22.8.10

As Verdes Colinas de África

Desilusão.

De Hemingway espera-se sempre uma obra-prima e esta não o é. Esclareça-se que não é uma obra de ficção, mas sim uma descrição de uma temporada de caça em África.

Antes desta obra só tinha lido as 3 principais de Hemingway: Um Adeus às Armas, Por Quem os Sinos Dobram e O Velho e o Mar. São três obras fantásticas. Sim, já aí Hemingway era parco nos adjectivos. Sim, já nesses livros não se alonga a descrever emoções, antes as deixa subentendidas nas descrições dos acontecimentos. Sim, já aí gosta de frases curtas. Mas neste livro leva esse esforço de despojamento ao nível do soporífero. Quem já estiver estado numa caçada em África, talvez goste. Quem nunca lá esteve, aborrece-se com cada detalhezinho de cada momento de cada caçada, com pouco mais de humano para nos relacionarmos.

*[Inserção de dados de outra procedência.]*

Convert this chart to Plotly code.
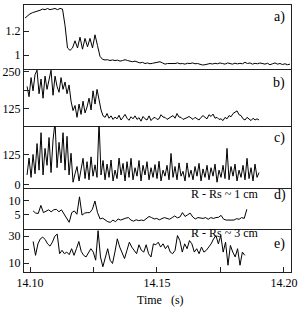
import numpy as np
import plotly.graph_objects as go

# ---------------- data ----------------
t_a = (14.0980, 14.2024)
a_vals = [1.31, 1.33, 1.345, 1.355, 1.36, 1.37, 1.375, 1.385, 1.38, 1.39, 1.38, 1.385, 1.39, 1.38,
          1.39, 1.385, 1.25, 1.06, 1.04, 1.06, 1.12, 1.06, 1.15, 1.05, 1.14, 1.07, 1.14, 1.06, 1.17,
          1.08, 0.99, 0.965, 0.96, 0.962, 0.955, 0.96, 0.955, 0.958, 0.95, 0.955, 0.962, 0.955, 0.95,
          0.945, 0.95, 0.94, 0.935, 0.94, 0.93, 0.935, 0.928, 0.932, 0.935, 0.94, 0.945, 0.935, 0.925,
          0.93, 0.928, 0.932, 0.93, 0.935, 0.928, 0.93, 0.925, 0.932, 0.93, 0.935, 0.928, 0.93, 0.922,
          0.918, 0.92, 0.925, 0.93, 0.926, 0.932, 0.928, 0.935, 0.93, 0.925, 0.935, 0.93, 0.925, 0.933,
          0.927, 0.932, 0.928, 0.94, 0.93, 0.935, 0.925, 0.932, 0.928, 0.935, 0.93, 0.925, 0.932, 0.92,
          0.928, 0.935, 0.925, 0.93, 0.922, 0.928, 0.92, 0.925]

t_b = (14.0988, 14.1902)
b_vals = [200, 165, 230, 185, 240, 255, 175, 225, 160, 235, 190, 220, 255, 170, 235, 200, 180, 230,
          190, 215, 175, 205,
          150, 118, 135, 95, 140, 105, 150, 110, 130, 160,
          120, 185, 140, 190, 150, 120,
          100, 95, 108, 92, 100, 88, 96, 90, 102, 86, 95, 105, 92, 85, 97, 90, 100, 88, 94, 82, 98,
          90, 86, 100,
          84, 92, 95, 88, 90, 104, 96, 95, 88, 92, 98, 101, 92, 108, 96, 95, 88, 90, 94, 98, 92, 88,
          95, 90, 86, 95, 101, 95, 90, 104, 98, 106, 92, 95, 88, 90, 84, 95, 90, 101, 97, 108, 112,
          117, 104, 101, 90, 86, 95, 90, 84, 92, 86, 90, 86]

t_c = (14.0988, 14.1902)
c_vals = [40, 110, 30, 125, 45, 170, 60, 215, 40, 150, 80, 195, 50, 185, 260, 70, 175, 90, 215, 60,
          200, 40, 130,
          10, 45, 75, 15, 60, 109, 25, 95, 20, 115, 35, 82, 30, 260, 40, 100, 20, 85, 30, 102, 15, 60,
          25, 110, 40, 88, 15, 95, 30, 109, 20, 70, 35, 100, 15, 80, 40, 95, 20, 70, 30, 83, 25, 97,
          15, 60, 35, 80, 20, 129, 30, 75, 20, 90, 35, 55, 15, 90, 30, 60, 20, 75, 35, 88, 15, 65, 30,
          80, 20, 70, 35, 85, 10, 60, 30, 80, 25, 150, 20, 75, 35, 85, 15, 60, 30, 80, 20, 109, 25,
          70, 15, 85, 30, 50]

t_d = (14.1012, 14.1854)
d_vals = [6.4, 5.6, 5.5, 8.4, 5.8, 6.4, 6.8, 6.1, 6.8, 7.0, 6.1, 6.8, 5.2, 4.0, 2.3, 5.8, 6.4, 5.2,
          11.5, 4.9, 5.6, 5.8, 5.8, 7.0, 10.0, 5.8, 3.5, 3.8, 3.2, 2.5, 2.3, 3.1, 2.5, 3.5, 3.1, 3.5,
          3.8, 4.0, 3.1, 2.7, 3.2, 2.9, 3.1, 2.9, 3.5, 4.4, 4.0, 3.5, 3.7,
          3.2, 3.6, 4.0, 3.7, 3.4, 4.0, 4.6, 3.9, 4.2, 5.8, 4.4, 5.0, 5.6, 4.2, 3.5, 4.0, 3.8, 3.7,
          4.0, 3.4, 4.0, 3.7, 4.0, 4.1, 4.8, 3.4, 3.1, 3.1, 3.1, 3.1, 3.6, 3.4, 4.0, 3.7, 7.0]

t_e = (14.1012, 14.1846)
e_vals = [26.0, 15.8, 24.3, 28.0, 29.2, 27.5, 24.3, 22.6, 25.5, 29.9, 31.5, 17.0, 19.5, 17.0, 18.2,
          16.3, 20.7, 15.8, 20.7, 26.0, 18.7, 15.8, 14.6, 18.2, 20.7, 18.2, 12.2, 34.0, 14.6, 7.4,
          13.4, 20.7, 12.2, 9.8, 18.2, 28.0, 21.9, 18.2, 13.4, 19.5, 25.5, 21.9, 19.5, 17.0, 23.6,
          19.5, 18.2, 23.6, 17.0, 14.6, 24.3, 23.6, 25.5,
          21.9, 24.3, 20.7, 23.1, 18.2, 17.0, 19.5, 30.4, 26.7, 18.2, 24.3, 20.7, 26.7, 24.3, 18.2,
          20.7, 17.0, 21.9, 18.2, 19.5, 21.9, 24.3, 27.9, 30.4, 24.3, 30.4, 18.2, 25.5, 8.5, 23.1,
          18.2, 14.6, 20.7, 8.5, 18.2, 15.8]

panels = [
    ("a", t_a, a_vals, [0.884, 1.419], [1.0, 1.2], ["1", "1.2"]),
    ("b", t_b, b_vals, [65, 259], [125, 187.5, 250], ["125", "", "250"]),
    ("c", t_c, c_vals, [-15, 242], [0, 125], ["0", "125"]),
    ("d", t_d, d_vals, [0, 14.6], [5, 10], ["5", "10"]),
    ("e", t_e, e_vals, [3.5, 35.5], [10, 20, 30], ["10", "", "30"]),
]
H = 271.0
domains = [[206 / H, 1.0], [148 / H, 206 / H], [85 / H, 148 / H], [44 / H, 85 / H], [0.0, 44 / H]]

x_range = [14.0976, 14.2028]
x_tickvals = [14.10, 14.125, 14.15, 14.175, 14.20]
x_ticktext = ["14.10", "", "14.15", "", "14.20"]

FONT = "Liberation Serif, Times New Roman, serif"
LINE = "#222"

fig = go.Figure()
layout = dict(
    width=300, height=309,
    margin=dict(l=24, r=9, t=1, b=37),
    paper_bgcolor="white", plot_bgcolor="white",
    showlegend=False,
    font=dict(family=FONT, size=12, color="black"),
)

for i, (name, tr, vals, yr, tv, tt) in enumerate(panels):
    n = i + 1
    xs = np.linspace(tr[0], tr[1], len(vals))
    fig.add_trace(go.Scatter(x=xs, y=vals, mode="lines",
                             line=dict(color="black", width=1),
                             xaxis="x" if n == 1 else f"x{n}",
                             yaxis="y" if n == 1 else f"y{n}"))
    xa = dict(domain=[0, 1], range=x_range, anchor="y" if n == 1 else f"y{n}",
              showline=True, mirror=(n == 1), linecolor=LINE, linewidth=1,
              showgrid=False, zeroline=False, fixedrange=True)
    if n == 5:
        xa.update(tickmode="array", tickvals=x_tickvals, ticktext=x_ticktext,
                  ticks="inside", ticklen=5, tickcolor=LINE, tickwidth=1,
                  tickfont=dict(family=FONT, size=12, color="black"))
    else:
        xa.update(showticklabels=False, ticks="")
    if n > 1:
        xa["matches"] = "x"
    ya = dict(domain=domains[i], range=yr, anchor="x" if n == 1 else f"x{n}",
              showline=True, mirror=True, linecolor=LINE, linewidth=1,
              showgrid=False, zeroline=False,
              tickmode="array", tickvals=tv, ticktext=tt,
              ticks="inside", ticklen=5, tickcolor=LINE, tickwidth=1,
              tickfont=dict(family=FONT, size=12, color="black"))
    layout["xaxis" if n == 1 else f"xaxis{n}"] = xa
    layout["yaxis" if n == 1 else f"yaxis{n}"] = ya

ann = []
def A(text, x, y, size=13, xanchor="center"):
    ann.append(dict(text=text, x=x, y=y, xref="paper", yref="paper", showarrow=False,
                    xanchor=xanchor, yanchor="middle",
                    font=dict(family=FONT, size=size, color="black")))

A("a)", 0.9588, 0.9557, 14)
A("b)", 0.9550, 0.7085, 14)
A("c)", 0.9588, 0.5018, 14)
A("d)", 0.9588, 0.2878, 14)
A("e)", 0.9588, 0.1040, 14)
A("R - Rs ~ 1 cm", 0.7528, 0.2915, 12)
A("R - Rs ~ 3 cm", 0.7528, 0.1476, 12)
A("Time   (s)", 0.513, -0.1033, 12)
layout["annotations"] = ann

fig.update_layout(**layout)
fig.write_html("out.html")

Pelo meio há umas considerações sobre literatura, que se limitam a umas tiradas de linha e meia, tipo twitter.

- "O que pensa de Ringelnatz?"
- "É maravilhoso".
- "Com que então gosta de Ringelnatz. Óptimo. E o que pensa de Heinrich Mann?"
- "Não vale nada".
- "Acha?"
- "O que sei é que não consigo lê-lo".

E pronto, passa para o autor seguinte. Lá há um ou outro sobre o qual se detém mais, mas a maior parte é neste estilo telegráfico. Por vezes é bastante ácido, quer com escritores à época bem vivos, quer com alguns dos seus leitores-admiradores (a começar pelo seu interlocutor, com ares de pretendente parvo a literato), mas sempre no mesmo registo.

É aqui que surge uma tirada de Hemingway que é muito citada, sobre Mark Twain:

- "Toda a moderna literatura americana vem de um livro de Mark Twain chamado Huckleberry Finn. Se o ler, deve parar onde o negro Jim é roubado aos rapazes. Aí é realmente o fim. O resto é uma fraude. Mas é o melhor livro que até à data tivemos. Todos os escritores americanos provêm daqui. Não há nada antes. Não houve nada tão bom depois."

Não é a mais exaustiva nem penetrante análise de Huckleberry Finn, mas é das mais assertivas. Bom soundbyte, bom twit, diríamos hoje. Pouco mais.

Isto vem logo no início e é retomado mais para a frente, sem resultados melhores. Depois, longas descrições de caçadas (tanto que para mim mais valia retirar a cedilha). Recomendo ler na cama, antes de deitar.


Só o último capítulo é que me agradou mais, sem nunca deslumbrar. Tem uma descrição mais viva, mais entusiasmante, talvez por ser o capítulo do triunfo. Deixa mais de lado os meandros da caçada e explora mais a relação com os nativos e os acompanhantes, incluindo a inveja causada pelo amigo que abateu caça maior. Mas, sendo melhor, nunca chega aos calcanhares de Por Quem os Sinos Dobram ou de O Velho e o Mar.